Angie Bravo, Staff writer

Assisted suicide is the act of terminating one’s own life through the intake of lethal substance with help provided by a physician. Death with Dignity laws allow those that meet certain criteria to end their life in California, Colorado, District of Columbia, Oregon, Vermont, and Washington. However, these laws should be extended throughout the U.S. for physical and emotional reasons.

One that is in aggravating pain, to a point in which people would decide they should end their own life should not have to keep enduring their torture of living.”

— Angie Bravo

For example, in January 2014 Brittany Maynard discovered she had brain cancer. Numerous procedures had been performed to remove the cancerous tumor but despite all efforts, the cancer returned with a greater magnitude: it was predicted she would not live more than six months. Residing in California — which had not had legalized laws on assisted suicide yet — moved to Oregon to use the Death with Dignity law that was in place. After having survived a stroke, Maynard decided to end her life on November 1, 2014, before her strokes could get worse: Maynard could have lived up to a point where would no longer be able to move or speak but she chose to die with dignity as anyone should be given the choice to do.
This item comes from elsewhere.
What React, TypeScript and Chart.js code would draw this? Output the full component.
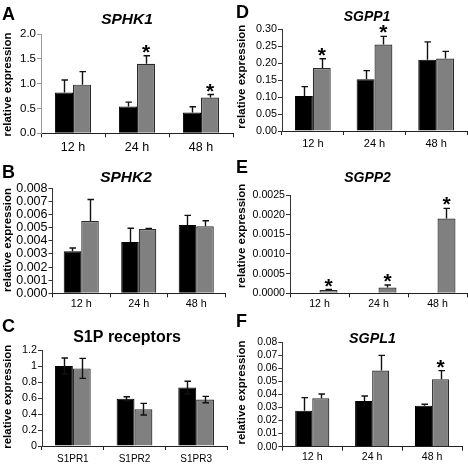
import React, { useEffect, useRef } from "react";
import { Chart, registerables } from "chart.js";

Chart.register(...registerables);

const FONT = "'Liberation Sans', Arial, sans-serif";

// ---------- data ----------
const timeLabels = ["12 h", "24 h", "48 h"];
const receptorLabels = ["S1PR1", "S1PR2", "S1PR3"];

// A  SPHK1
const sphk1Control = [0.82, 0.54, 0.42];
const sphk1Treated = [0.98, 1.4, 0.72];
const sphk1ControlErr = [0.255, 0.087, 0.115];
const sphk1TreatedErr = [0.263, 0.162, 0.061];
const sphk1Sig = [false, true, true];
const sphk1Ticks = ["0.0", "0.5", "1.0", "1.5", "2.0"];

// B  SPHK2
const sphk2Control = [0.0032, 0.0039, 0.0052];
const sphk2Treated = [0.0055, 0.0049, 0.0051];
const sphk2ControlErr = [0.00025, 0.00106, 0.00074];
const sphk2TreatedErr = [0.00165, 0.00005, 0.00043];
const sphk2Sig = [false, false, false];
const sphk2Ticks = ["0.000", "0.001", "0.002", "0.003", "0.004", "0.005", "0.006", "0.007", "0.008"];

// C  S1P receptors
const s1prControl = [1.0, 0.59, 0.73];
const s1prTreated = [0.97, 0.46, 0.58];
const s1prControlErr = [0.1, 0.025, 0.08];
const s1prTreatedErr = [0.125, 0.073, 0.04];
const s1prSig = [false, false, false];
const s1prTicks = ["0", "0.2", "0.4", "0.6", "0.8", "1", "1.2"];

// D  SGPP1
const sgpp1Control = [0.103, 0.153, 0.21];
const sgpp1Treated = [0.186, 0.255, 0.214];
const sgpp1ControlErr = [0.028, 0.025, 0.053];
const sgpp1TreatedErr = [0.027, 0.024, 0.021];
const sgpp1Sig = [true, true, false];
const sgpp1Ticks = ["0.00", "0.05", "0.10", "0.15", "0.20", "0.25", "0.30"];

// E  SGPP2
const sgpp2Control = [0, 0, 0];
const sgpp2Treated = [0.000085, 0.000145, 0.0019];
const sgpp2ControlErr = [0, 0, 0];
const sgpp2TreatedErr = [0.00001, 0.000065, 0.00026];
const sgpp2Sig = [true, true, true];
const sgpp2Ticks = ["0.0000", "0.0005", "0.0010", "0.0015", "0.0020", "0.0025"];

// F  SGPL1
const sgpl1Control = [0.0276, 0.035, 0.0314];
const sgpl1Treated = [0.0371, 0.0583, 0.0516];
const sgpl1ControlErr = [0.01, 0.0039, 0.0011];
const sgpl1TreatedErr = [0.0033, 0.0117, 0.0067];
const sgpl1Sig = [false, false, true];
const sgpl1Ticks = ["0.00", "0.01", "0.02", "0.03", "0.04", "0.05", "0.06", "0.07", "0.08"];

// ---------- panel layout ----------
const PW = 234;
const PH = 155;

type PanelCfg = {
  letter: string;
  letterY: number;
  title: string;
  italic: boolean;
  titleSize: number;
  titleX: number;
  titleY: number;
  yTitleY: number;
  offX: number;
  offY: number;
  chartLeft: number;
  chartRight: number;
  chartTop: number;
  chartBottom: number;
  labels: string[];
  control: number[];
  treated: number[];
  controlErr: number[];
  treatedErr: number[];
  sig: boolean[];
  twoSided: boolean;
  ticks: string[];
  yTickSize: number;
  xTickSize: number;
  xPad: number;
  catPct: number;
  yAxisColor: string;
};

const panels: PanelCfg[] = [
  {
    letter: "A", letterY: 20, title: "SPHK1", italic: true, titleSize: 15.5, titleX: 127, titleY: 20, yTitleY: 84.5,
    offX: 0, offY: 0, chartLeft: 41, chartRight: 233, chartTop: 34, chartBottom: 133.3,
    labels: timeLabels, control: sphk1Control, treated: sphk1Treated, controlErr: sphk1ControlErr, treatedErr: sphk1TreatedErr,
    sig: sphk1Sig, twoSided: false, ticks: sphk1Ticks, yTickSize: 11.5, xTickSize: 12.5, xPad: 3, catPct: 0.565, yAxisColor: "#9a9a9a",
  },
  {
    letter: "B", letterY: 23, title: "SPHK2", italic: true, titleSize: 15.5, titleX: 126, titleY: 23, yTitleY: 85,
    offX: 0, offY: 155, chartLeft: 52.5, chartRight: 225, chartTop: 33.3, chartBottom: 138.3,
    labels: timeLabels, control: sphk2Control, treated: sphk2Treated, controlErr: sphk2ControlErr, treatedErr: sphk2TreatedErr,
    sig: sphk2Sig, twoSided: false, ticks: sphk2Ticks, yTickSize: 12.5, xTickSize: 10.8, xPad: 0, catPct: 0.61, yAxisColor: "#333",
  },
  {
    letter: "C", letterY: 22, title: "S1P receptors", italic: false, titleSize: 16, titleX: 127, titleY: 28, yTitleY: 86.7,
    offX: 0, offY: 310, chartLeft: 42, chartRight: 227, chartTop: 40, chartBottom: 136,
    labels: receptorLabels, control: s1prControl, treated: s1prTreated, controlErr: s1prControlErr, treatedErr: s1prTreatedErr,
    sig: s1prSig, twoSided: true, ticks: s1prTicks, yTickSize: 10.8, xTickSize: 10, xPad: 3, catPct: 0.58, yAxisColor: "#333",
  },
  {
    letter: "D", letterY: 18, title: "SGPP1", italic: true, titleSize: 14, titleX: 133, titleY: 16.7, yTitleY: 76.7,
    offX: 234, offY: 0, chartLeft: 48, chartRight: 233, chartTop: 29.3, chartBottom: 131,
    labels: timeLabels, control: sgpp1Control, treated: sgpp1Treated, controlErr: sgpp1ControlErr, treatedErr: sgpp1TreatedErr,
    sig: sgpp1Sig, twoSided: false, ticks: sgpp1Ticks, yTickSize: 10.8, xTickSize: 11, xPad: 2, catPct: 0.58, yAxisColor: "#333",
  },
  {
    letter: "E", letterY: 18, title: "SGPP2", italic: true, titleSize: 14, titleX: 133.5, titleY: 23, yTitleY: 80.8,
    offX: 234, offY: 155, chartLeft: 56, chartRight: 233, chartTop: 40, chartBottom: 138.3,
    labels: timeLabels, control: sgpp2Control, treated: sgpp2Treated, controlErr: sgpp2ControlErr, treatedErr: sgpp2TreatedErr,
    sig: sgpp2Sig, twoSided: false, ticks: sgpp2Ticks, yTickSize: 10.6, xTickSize: 10.6, xPad: 0, catPct: 0.61, yAxisColor: "#333",
  },
  {
    letter: "F", letterY: 17, title: "SGPL1", italic: true, titleSize: 14.3, titleX: 138.5, titleY: 29, yTitleY: 82.5,
    offX: 234, offY: 310, chartLeft: 48.3, chartRight: 228, chartTop: 32.3, chartBottom: 136.7,
    labels: timeLabels, control: sgpl1Control, treated: sgpl1Treated, controlErr: sgpl1ControlErr, treatedErr: sgpl1TreatedErr,
    sig: sgpl1Sig, twoSided: false, ticks: sgpl1Ticks, yTickSize: 10.3, xTickSize: 10.6, xPad: 0, catPct: 0.57, yAxisColor: "#333",
  },
];

function Panel({ cfg }: { cfg: PanelCfg }) {
  const ref = useRef<HTMLCanvasElement | null>(null);

  useEffect(() => {
    if (!ref.current) return;
    const tickValues = cfg.ticks.map((t) => parseFloat(t));
    const yMax = tickValues[tickValues.length - 1];

    const deco = {
      id: "deco",
      afterDatasetsDraw(chart: any) {
        const ctx = chart.ctx;
        const ys = chart.scales.y;
        const series = [
          { v: cfg.control, e: cfg.controlErr },
          { v: cfg.treated, e: cfg.treatedErr },
        ];
        ctx.save();
        ctx.strokeStyle = "#111";
        ctx.lineWidth = 1.4;
        series.forEach((s, di) => {
          const meta = chart.getDatasetMeta(di);
          meta.data.forEach((el: any, i: number) => {
            const err = s.e[i];
            if (!err) return;
            const x = Math.round(el.x) + 0.5;
            const top = ys.getPixelForValue(s.v[i] + err);
            const bot = cfg.twoSided ? ys.getPixelForValue(s.v[i] - err) : ys.getPixelForValue(s.v[i]);
            ctx.beginPath();
            ctx.moveTo(x, bot);
            ctx.lineTo(x, top);
            ctx.moveTo(x - 3, top);
            ctx.lineTo(x + 3.5, top);
            if (cfg.twoSided) {
              ctx.moveTo(x - 3, bot);
              ctx.lineTo(x + 3.5, bot);
            }
            ctx.stroke();
          });
        });
        // significance stars on treated bars
        const meta1 = chart.getDatasetMeta(1);
        ctx.fillStyle = "#000";
        ctx.font = `bold 21px ${FONT}`;
        ctx.textAlign = "center";
        ctx.textBaseline = "alphabetic";
        meta1.data.forEach((el: any, i: number) => {
          if (!cfg.sig[i]) return;
          const top = ys.getPixelForValue(cfg.treated[i] + cfg.treatedErr[i]);
          ctx.fillText("*", el.x, top + 3);
        });
        ctx.restore();
      },
      afterDraw(chart: any) {
        const ctx = chart.ctx;
        ctx.save();
        ctx.fillStyle = "#000";
        // panel letter
        ctx.font = `bold 18px ${FONT}`;
        ctx.textAlign = "left";
        ctx.textBaseline = "alphabetic";
        ctx.fillText(cfg.letter, 2, cfg.letterY);
        // panel title
        ctx.font = `${cfg.italic ? "italic " : ""}bold ${cfg.titleSize}px ${FONT}`;
        ctx.textAlign = "center";
        ctx.textBaseline = "middle";
        ctx.fillText(cfg.title, cfg.titleX, cfg.titleY);
        // y-axis title
        ctx.translate(7.5, cfg.yTitleY);
        ctx.rotate(-Math.PI / 2);
        ctx.font = `bold 11.5px ${FONT}`;
        ctx.fillText("relative expression", 0, 0);
        ctx.restore();
      },
    };

    const chart = new Chart(ref.current, {
      type: "bar",
      data: {
        labels: cfg.labels,
        datasets: [
          {
            label: "control",
            data: cfg.control,
            backgroundColor: "#000000",
            borderColor: "#000000",
            borderWidth: (c: any) => (c.raw ? 1 : 0),
            categoryPercentage: cfg.catPct,
            barPercentage: 1,
          },
          {
            label: "treated",
            data: cfg.treated,
            backgroundColor: "#808080",
            borderColor: "#2a2a2a",
            borderWidth: 1.2,
            categoryPercentage: cfg.catPct,
            barPercentage: 1,
          },
        ],
      },
      options: {
        animation: false,
        responsive: false,
        devicePixelRatio: 1,
        layout: {
          padding: {
            left: 0,
            top: cfg.chartTop,
            right: PW - cfg.chartRight,
            bottom: 0,
          },
        },
        plugins: {
          legend: { display: false },
          title: { display: false },
          tooltip: { enabled: false },
        },
        scales: {
          x: {
            type: "category",
            offset: true,
            afterFit: (s: any) => {
              s.height = PH - cfg.chartBottom;
            },
            grid: {
              display: true,
              drawOnChartArea: false,
              drawTicks: true,
              tickLength: 4,
              color: "#222",
              offset: true,
            },
            border: { display: true, color: "#222", width: 1 },
            ticks: {
              color: "#000",
              padding: cfg.xPad,
              font: { family: FONT, size: cfg.xTickSize },
              maxRotation: 0,
              autoSkip: false,
            },
          },
          y: {
            type: "linear",
            min: 0,
            max: yMax,
            afterFit: (s: any) => {
              s.width = cfg.chartLeft;
            },
            afterBuildTicks: (s: any) => {
              s.ticks = tickValues.map((v) => ({ value: v }));
            },
            grid: {
              display: true,
              drawOnChartArea: false,
              drawTicks: true,
              tickLength: 4,
              color: cfg.yAxisColor,
            },
            border: { display: true, color: cfg.yAxisColor, width: 1 },
            ticks: {
              color: "#000",
              padding: 1,
              font: { family: FONT, size: cfg.yTickSize },
              callback: (_v: any, i: number) => cfg.ticks[i],
              autoSkip: false,
            },
          },
        },
      },
      plugins: [deco],
    } as any);

    return () => chart.destroy();
  }, [cfg]);

  return (
    <canvas
      ref={ref}
      width={PW}
      height={PH}
      style={{ position: "absolute", left: cfg.offX, top: cfg.offY, width: PW, height: PH }}
    />
  );
}

export default function App() {
  return (
    <div
      style={{
        position: "absolute",
        left: 0,
        top: 0,
        width: 468,
        height: 465,
        background: "#fff",
        overflow: "hidden",
      }}
    >
      {panels.map((p) => (
        <Panel key={p.letter} cfg={p} />
      ))}
    </div>
  );
}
Furthermore, when one thinks of assisted suicide we only take the patient into consideration but the family members and friends suffer as well seeing their loved ones get worse through the days. Ethan Remmel died in 2011 voluntarily, for example, so he would not reach a point in which he could not interact with his kids. Remmel had terminal colon cancer and in order to spare pain to himself and his family, he peacefully ended his life with sedatives.

When thinking of assisted suicide we must remember that the direct patients are not the only ones in pain; Family members and friends do not desire to see their loved ones and thereby for the emotional well-being of everyone when going through a tough situation, assisted suicide laws should be enacted through the U.S.

One prominent counter-argument against having nationwide assisted suicide laws is that it is believed to be unethical for a physician to participate in the death of others given that doctors must abide by the Hippocratic Oath. The oath states various factors a physician must follow, one of which states, “to treat the ill to the best of one’s ability.” Thus the oath is used against assisted suicide but in the realm of deadly medicine, chemotherapy keeps being used despite its negative health effects. Thereby, the oath presents inconsistencies and cannot be used a way to impede people’s right to die peacefully.

Just as people can choose to have others live, the patients themselves should be able to choose to die so they may no longer suffer physically and emotionally. Death is mercy upon those that want to go with dignity and thus they must be given the option to die when they choose.